Conforme a jurisprudência do
Superior Tribunal de Justiça, a união estável pode ser reconhecida no
processo de inventário, desde que as provas sejam seguras e
suficientes para comprovar a convivência e não haja contrariedade no
reconhecimento do relacionamento pelos demais herdeiros.
Com esse entendimento, a 7ª
Vara Cível e Empresarial de Belém reconheceu uma mulher
como companheira de um homem falecido e a habilitou no processo de
inventário dos bens deixados por ele.
A mulher havia ajuizado ação de
inventário, mas os herdeiros pediram a invalidação da união estável alegada
pela autora e a nomeação da filha mais velha do homem como inventariante.
O processo, iniciado no cartório, de forma extrajudicial, foi remetido ao
Judiciário por falta de acordo entre as partes.
Os herdeiros alegaram que, no relacionamento
entre a autora e o falecido, não havia vontade de formar uma família nem
qualquer intenção relativa ao futuro. Tal tese é conhecida como “namoro
qualificado” e usada para desclassificar uma união estável.

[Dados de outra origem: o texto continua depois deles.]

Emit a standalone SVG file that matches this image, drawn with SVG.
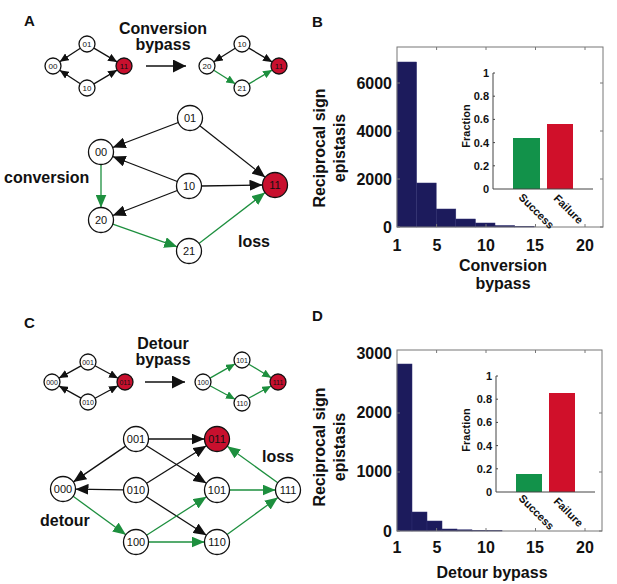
<svg xmlns="http://www.w3.org/2000/svg" width="617" height="584" viewBox="0 0 617 584">
<defs>
<style>
.node{fill:#fff;stroke:#111;stroke-width:1.3}
.red{fill:#c8102e;stroke:#111;stroke-width:1.3}
.nl{font-family:"Liberation Sans",Arial,sans-serif;font-size:11px;fill:#111;text-anchor:middle}
.ns{font-family:"Liberation Sans",Arial,sans-serif;font-size:8px;fill:#111;text-anchor:middle}
.b16{font-family:"Liberation Sans",Arial,sans-serif;font-size:16px;font-weight:bold;fill:#111}
.b15{font-family:"Liberation Sans",Arial,sans-serif;font-size:15px;font-weight:bold;fill:#111}
.b11{font-family:"Liberation Sans",Arial,sans-serif;font-size:11px;font-weight:bold;fill:#111}
.k{stroke:#111;stroke-width:1.3;fill:none}
.g{stroke:#1d8f3e;stroke-width:1.3;fill:none}
.kb{marker-end:url(#ak)}
.gb{marker-end:url(#ag)}
.ks{marker-end:url(#aks)}
.gs{marker-end:url(#ags)}
.bar{fill:#1c1b5c;stroke:#2f2f70;stroke-width:0.5}
.box{fill:none;stroke:#777;stroke-width:1}
.tick{stroke:#777;stroke-width:1}
.iax{stroke:#444;stroke-width:1;fill:none}
.mid{text-anchor:middle}
.end{text-anchor:end}
</style>
<marker id="ak" markerUnits="userSpaceOnUse" markerWidth="13" markerHeight="11" refX="13" refY="5.5" orient="auto"><path d="M0,0 L13,5.5 L0,11 z" fill="#111"/></marker>
<marker id="ag" markerUnits="userSpaceOnUse" markerWidth="13" markerHeight="11" refX="13" refY="5.5" orient="auto"><path d="M0,0 L13,5.5 L0,11 z" fill="#1d8f3e"/></marker>
<marker id="aks" markerUnits="userSpaceOnUse" markerWidth="9" markerHeight="8" refX="9" refY="4" orient="auto"><path d="M0,0 L9,4 L0,8 z" fill="#111"/></marker>
<marker id="ags" markerUnits="userSpaceOnUse" markerWidth="9" markerHeight="8" refX="9" refY="4" orient="auto"><path d="M0,0 L9,4 L0,8 z" fill="#1d8f3e"/></marker>
<marker id="abig" markerUnits="userSpaceOnUse" markerWidth="13" markerHeight="13" refX="13" refY="6.5" orient="auto"><path d="M0,0 L13,6.5 L0,13 z" fill="#111"/></marker>
</defs>
<rect width="617" height="584" fill="#fff"/>

<!-- Panel labels -->
<text class="b15" x="24" y="26">A</text>
<text class="b15" x="312" y="27">B</text>
<text class="b15" x="24" y="328">C</text>
<text class="b15" x="312" y="321">D</text>

<!-- ============ Panel A ============ -->
<g id="connectors-A">
<line class="k ks" x1="80.3" y1="48.3" x2="59.7" y2="61.7"/>
<line class="k ks" x1="80.3" y1="83.7" x2="59.7" y2="70.3"/>
<line class="k ks" x1="93.9" y1="48.1" x2="117.1" y2="61.9"/>
<line class="k ks" x1="93.9" y1="83.9" x2="117.1" y2="70.1"/>
<line class="k" style="stroke-width:1.6;marker-end:url(#abig)" x1="146" y1="66" x2="186" y2="66"/>
<line class="k ks" x1="235.2" y1="48.3" x2="213.8" y2="61.7"/>
<line class="k ks" x1="248.9" y1="48.1" x2="272.1" y2="61.9"/>
<line class="g gs" x1="213.8" y1="70.3" x2="235.2" y2="83.7"/>
<line class="g gs" x1="248.9" y1="83.9" x2="272.1" y2="70.1"/>
<line class="k kb" x1="178.3" y1="122.5" x2="112.7" y2="147.5"/>
<line class="k kb" x1="199.8" y1="125.7" x2="265.2" y2="177.3"/>
<line class="k kb" x1="177.3" y1="181.5" x2="112.7" y2="156.5"/>
<line class="k kb" x1="177.3" y1="190.5" x2="112.7" y2="215.5"/>
<line class="k kb" x1="201.5" y1="186" x2="262.5" y2="185"/>
<line class="g gb" x1="101" y1="164.5" x2="101" y2="207.5"/>
<line class="g gb" x1="112.8" y1="224.2" x2="177.2" y2="246.8"/>
<line class="g gb" x1="198.9" y1="243.4" x2="265.1" y2="192.6"/>
</g>

<text class="b16 mid" x="163" y="34">Conversion</text>
<text class="b16 mid" x="163" y="50">bypass</text>

<g id="a-s00"><circle class="node" cx="53" cy="66" r="8"/><text class="ns" x="53" y="69">00</text></g>
<g id="a-s01"><circle class="node" cx="87" cy="44" r="8"/><text class="ns" x="87" y="47">01</text></g>
<g id="a-s10"><circle class="node" cx="87" cy="88" r="8"/><text class="ns" x="87" y="91">10</text></g>
<g id="a-s11"><circle class="red" cx="124" cy="66" r="8"/><text class="ns" x="124" y="69">11</text></g>
<g id="a-r20"><circle class="node" cx="207" cy="66" r="8"/><text class="ns" x="207" y="69">20</text></g>
<g id="a-r10"><circle class="node" cx="242" cy="44" r="8"/><text class="ns" x="242" y="47">10</text></g>
<g id="a-r21"><circle class="node" cx="242" cy="88" r="8"/><text class="ns" x="242" y="91">21</text></g>
<g id="a-r11"><circle class="red" cx="279" cy="66" r="8"/><text class="ns" x="279" y="69">11</text></g>

<g id="a-01"><circle class="node" cx="190" cy="118" r="12.5"/><text class="nl" x="190" y="122">01</text></g>
<g id="a-00"><circle class="node" cx="101" cy="152" r="12.5"/><text class="nl" x="101" y="156">00</text></g>
<g id="a-10"><circle class="node" cx="189" cy="186" r="12.5"/><text class="nl" x="189" y="190">10</text></g>
<g id="a-11"><circle class="red" cx="275" cy="185" r="12.5"/><text class="nl" x="275" y="189">11</text></g>
<g id="a-20"><circle class="node" cx="101" cy="220" r="12.5"/><text class="nl" x="101" y="224">20</text></g>
<g id="a-21"><circle class="node" cx="189" cy="251" r="12.5"/><text class="nl" x="189" y="255">21</text></g>
<text class="b16" x="4" y="183">conversion</text>
<text class="b16" x="238" y="247">loss</text>

<!-- ============ Panel C ============ -->
<g id="connectors-C">
<line class="k ks" x1="81.0" y1="365.9" x2="59.0" y2="378.1"/>
<line class="k ks" x1="81.0" y1="398.1" x2="59.0" y2="385.9"/>
<line class="k ks" x1="95.0" y1="365.8" x2="118.0" y2="378.2"/>
<line class="k ks" x1="95.0" y1="398.2" x2="118.0" y2="385.8"/>
<line class="k" style="stroke-width:1.6;marker-end:url(#abig)" x1="145" y1="382" x2="185" y2="382"/>
<line class="g gs" x1="210.0" y1="378.1" x2="235.0" y2="363.9"/>
<line class="g gs" x1="210.0" y1="385.8" x2="235.0" y2="399.2"/>
<line class="g gs" x1="248.8" y1="364.2" x2="271.2" y2="377.8"/>
<line class="g gs" x1="248.9" y1="398.0" x2="271.1" y2="386.0"/>
<line class="k kb" x1="125.7" y1="446.1" x2="73.3" y2="481.9"/>
<line class="k kb" x1="123.5" y1="489.8" x2="75.5" y2="489.2"/>
<line class="k kb" x1="148.5" y1="439" x2="204.5" y2="439"/>
<line class="k kb" x1="146.6" y1="445.7" x2="206.4" y2="483.3"/>
<line class="k kb" x1="146.6" y1="483.3" x2="206.4" y2="445.7"/>
<line class="k kb" x1="146.5" y1="496.8" x2="206.5" y2="535.2"/>
<line class="g gb" x1="73.1" y1="496.3" x2="125.9" y2="534.7"/>
<line class="g gb" x1="146.5" y1="535.2" x2="206.5" y2="496.8"/>
<line class="g gb" x1="148.5" y1="542" x2="204.5" y2="542"/>
<line class="g gb" x1="229.5" y1="490" x2="275.5" y2="490"/>
<line class="g gb" x1="227.1" y1="534.6" x2="277.9" y2="497.4"/>
<line class="g gb" x1="277.8" y1="482.7" x2="227.2" y2="446.3"/>
</g>

<text class="b16 mid" x="163" y="349">Detour</text>
<text class="b16 mid" x="163" y="365">bypass</text>

<g id="c-s000"><circle class="node" cx="52" cy="382" r="8"/><text class="ns" x="52" y="385" style="font-size:7px">000</text></g>
<g id="c-s001"><circle class="node" cx="88" cy="362" r="8"/><text class="ns" x="88" y="365" style="font-size:7px">001</text></g>
<g id="c-s010"><circle class="node" cx="88" cy="402" r="8"/><text class="ns" x="88" y="405" style="font-size:7px">010</text></g>
<g id="c-s011"><circle class="red" cx="125" cy="382" r="8"/><text class="ns" x="125" y="385" style="font-size:7px">011</text></g>
<g id="c-r100"><circle class="node" cx="203" cy="382" r="8"/><text class="ns" x="203" y="385" style="font-size:7px">100</text></g>
<g id="c-r101"><circle class="node" cx="242" cy="360" r="8"/><text class="ns" x="242" y="363" style="font-size:7px">101</text></g>
<g id="c-r110"><circle class="node" cx="242" cy="403" r="8"/><text class="ns" x="242" y="406" style="font-size:7px">110</text></g>
<g id="c-r111"><circle class="red" cx="278" cy="382" r="8"/><text class="ns" x="278" y="385" style="font-size:7px">111</text></g>

<g id="c-001"><circle class="node" cx="136" cy="439" r="12.5"/><text class="nl" x="136" y="443">001</text></g>
<g id="c-011"><circle class="red" cx="217" cy="439" r="12.5"/><text class="nl" x="217" y="443">011</text></g>
<g id="c-000"><circle class="node" cx="63" cy="489" r="12.5"/><text class="nl" x="63" y="493">000</text></g>
<g id="c-010"><circle class="node" cx="136" cy="490" r="12.5"/><text class="nl" x="136" y="494">010</text></g>
<g id="c-101"><circle class="node" cx="217" cy="490" r="12.5"/><text class="nl" x="217" y="494">101</text></g>
<g id="c-111"><circle class="node" cx="288" cy="490" r="12.5"/><text class="nl" x="288" y="494">111</text></g>
<g id="c-100"><circle class="node" cx="136" cy="542" r="12.5"/><text class="nl" x="136" y="546">100</text></g>
<g id="c-110"><circle class="node" cx="217" cy="542" r="12.5"/><text class="nl" x="217" y="546">110</text></g>
<text class="b16" x="262" y="462">loss</text>
<text class="b16" x="40" y="526">detour</text>

<!-- ============ Panel B ============ -->
<g id="plot-B">
<rect class="bar" x="397" y="62" width="19.6" height="165"/>
<rect class="bar" x="416.6" y="183" width="19.6" height="44"/>
<rect class="bar" x="436.2" y="209" width="19.6" height="18"/>
<rect class="bar" x="455.8" y="219" width="19.6" height="8"/>
<rect class="bar" x="475.4" y="223" width="19.6" height="4"/>
<rect class="bar" x="495" y="225.5" width="19.6" height="1.5"/>
<rect class="bar" x="514.6" y="226.3" width="19.6" height="0.7"/>
<rect x="397" y="47" width="206" height="180" class="box"/>
<path class="tick" d="M397,227h3M397,179h3M397,131h3M397,83h3M603,227h-3M603,179h-3M603,131h-3M603,83h-3M436.6,227v-3M486,227v-3M535.5,227v-3M585,227v-3M436.6,47v3M486,47v3M535.5,47v3M585,47v3"/>
<text class="b16 end" x="392" y="233">0</text>
<text class="b16 end" x="392" y="185">2000</text>
<text class="b16 end" x="392" y="137">4000</text>
<text class="b16 end" x="392" y="89">6000</text>
<text class="b16 mid" x="397" y="251">1</text>
<text class="b16 mid" x="437" y="251">5</text>
<text class="b16 mid" x="486" y="251">10</text>
<text class="b16 mid" x="535" y="251">15</text>
<text class="b16 mid" x="585" y="251">20</text>
<text class="b16 mid" x="503" y="271">Conversion</text>
<text class="b16 mid" x="503" y="289">bypass</text>
<text class="b16 mid" transform="translate(325,148) rotate(-90)">Reciprocal sign</text>
<text class="b16 mid" transform="translate(345,148) rotate(-90)">epistasis</text>
<rect x="513" y="138" width="27" height="51" fill="#12924a"/>
<rect x="547" y="124" width="26" height="65" fill="#d0102a"/>
<path class="iax" d="M493,73V189H593"/>
<path class="iax" d="M493,165.8h2M493,142.6h2M493,119.4h2M493,96.2h2M493,73h2"/>
<text class="b11 end" x="489" y="193">0</text>
<text class="b11 end" x="489" y="170">0.2</text>
<text class="b11 end" x="489" y="147">0.4</text>
<text class="b11 end" x="489" y="123">0.6</text>
<text class="b11 end" x="489" y="100">0.8</text>
<text class="b11 end" x="489" y="77">1</text>
<text class="b11 mid" transform="translate(470,126) rotate(-90)">Fraction</text>
<text class="b11" transform="translate(518,198) rotate(45)">Success</text>
<text class="b11" transform="translate(553,199) rotate(45)">Failure</text>
</g>

<!-- ============ Panel D ============ -->
<g id="plot-D">
<rect class="bar" x="397" y="364" width="15" height="167"/>
<rect class="bar" x="412" y="512" width="15" height="19"/>
<rect class="bar" x="427" y="521" width="15" height="10"/>
<rect class="bar" x="442" y="529" width="15" height="2"/>
<rect class="bar" x="457" y="529.8" width="15" height="1.2"/>
<rect class="bar" x="472" y="530.3" width="15" height="0.7"/>
<rect class="bar" x="487" y="530.5" width="15" height="0.5"/>
<rect x="397" y="350" width="205" height="181" class="box"/>
<path class="tick" d="M397,531h3M397,472h3M397,413h3M602,531h-3M602,472h-3M602,413h-3M436.6,531v-3M486,531v-3M535.5,531v-3M585,531v-3M436.6,350v3M486,350v3M535.5,350v3M585,350v3"/>
<text class="b16 end" x="392" y="537">0</text>
<text class="b16 end" x="392" y="477">1000</text>
<text class="b16 end" x="392" y="418">2000</text>
<text class="b16 end" x="392" y="359">3000</text>
<text class="b16 mid" x="397" y="553">1</text>
<text class="b16 mid" x="437" y="553">5</text>
<text class="b16 mid" x="486" y="553">10</text>
<text class="b16 mid" x="535" y="553">15</text>
<text class="b16 mid" x="585" y="553">20</text>
<text class="b16 mid" x="492" y="578">Detour bypass</text>
<text class="b16 mid" transform="translate(325,447) rotate(-90)">Reciprocal sign</text>
<text class="b16 mid" transform="translate(345,447) rotate(-90)">epistasis</text>
<rect x="516" y="474" width="26" height="18" fill="#12924a"/>
<rect x="549" y="393" width="26" height="99" fill="#d0102a"/>
<path class="iax" d="M496,376V492H595"/>
<path class="iax" d="M496,468.8h2M496,445.6h2M496,422.4h2M496,399.2h2M496,376h2"/>
<text class="b11 end" x="492" y="496">0</text>
<text class="b11 end" x="492" y="473">0.2</text>
<text class="b11 end" x="492" y="450">0.4</text>
<text class="b11 end" x="492" y="426">0.6</text>
<text class="b11 end" x="492" y="403">0.8</text>
<text class="b11 end" x="492" y="380">1</text>
<text class="b11 mid" transform="translate(470,430) rotate(-90)">Fraction</text>
<text class="b11" transform="translate(518,499) rotate(45)">Success</text>
<text class="b11" transform="translate(553,502) rotate(45)">Failure</text>
</g>
</svg>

Devido à controvérsia, o juiz
Roberto Cézar Oliveira Monteiro acatou o pedido dos herdeiros e recomendou que
a união estável fosse discutida em ação própria.
Retratação
Mais tarde, o magistrado analisou a documentação trazida aos autos e
alterou a decisão anterior. Ele levou em conta duas escrituras públicas: uma,
lavrada após o falecimento do homem, que atestava a união estável; e outra de
nomeação da autora como inventariante, na qual ela constava como convivente em
união estável.
Outros documentos considerados
foram: extratos de contas bancárias; boletos de IPTU; comprovante de
dependência em plano de saúde; uma sentença da Justiça Federal que homologou
acordo entre a autora e o INSS para concessão de pensão por morte;
e um contrato de compra de um automóvel que fazia parte do espólio
— assinado pela mulher e pelos demais herdeiros, no qual ela também
figurava como inventariante.
Os herdeiros apresentaram uma
escritura pública de revogação da nomeação da mulher como
inventariante. Monteiro considerou que a conduta seria contraditória, pois
a autora já havia sido reconhecida por eles como convivente do falecido, em
escritura lavrada em 2020. Segundo ele, uma parte não pode adotar “um
comportamento diverso daquele realizado anteriormente, em surpresa injusta à
outra parte”.
Na visão do juiz, a postura dos
herdeiros foi “no mínimo paradoxal”, pois em um primeiro momento atestaram a
união estável, mas, após o ajuizamento da ação, deixaram de reconhecer a autora
como companheira do falecido.
Eles argumentaram que, à época,
ainda estavam muito abalados com a perda do pai e, no calor da emoção, acabaram
assinando o ato que nomeou a autora como inventariante. O
magistrado observou que a justificativa “se limita a fatores emocionais e
em possíveis contendas pessoais com a requerente, as quais não constituem
fundamento idôneo para afastar presunções legais decorrentes de documentos
públicos”.
A advogada Jamille Saraty,
membro do Instituto Brasileiro de Direito de Família (IBDFAM), atuou no
caso. Para ela, a decisão é um avanço para as “famílias informais”. Com
informações da assessoria de imprensa do IBDFAM.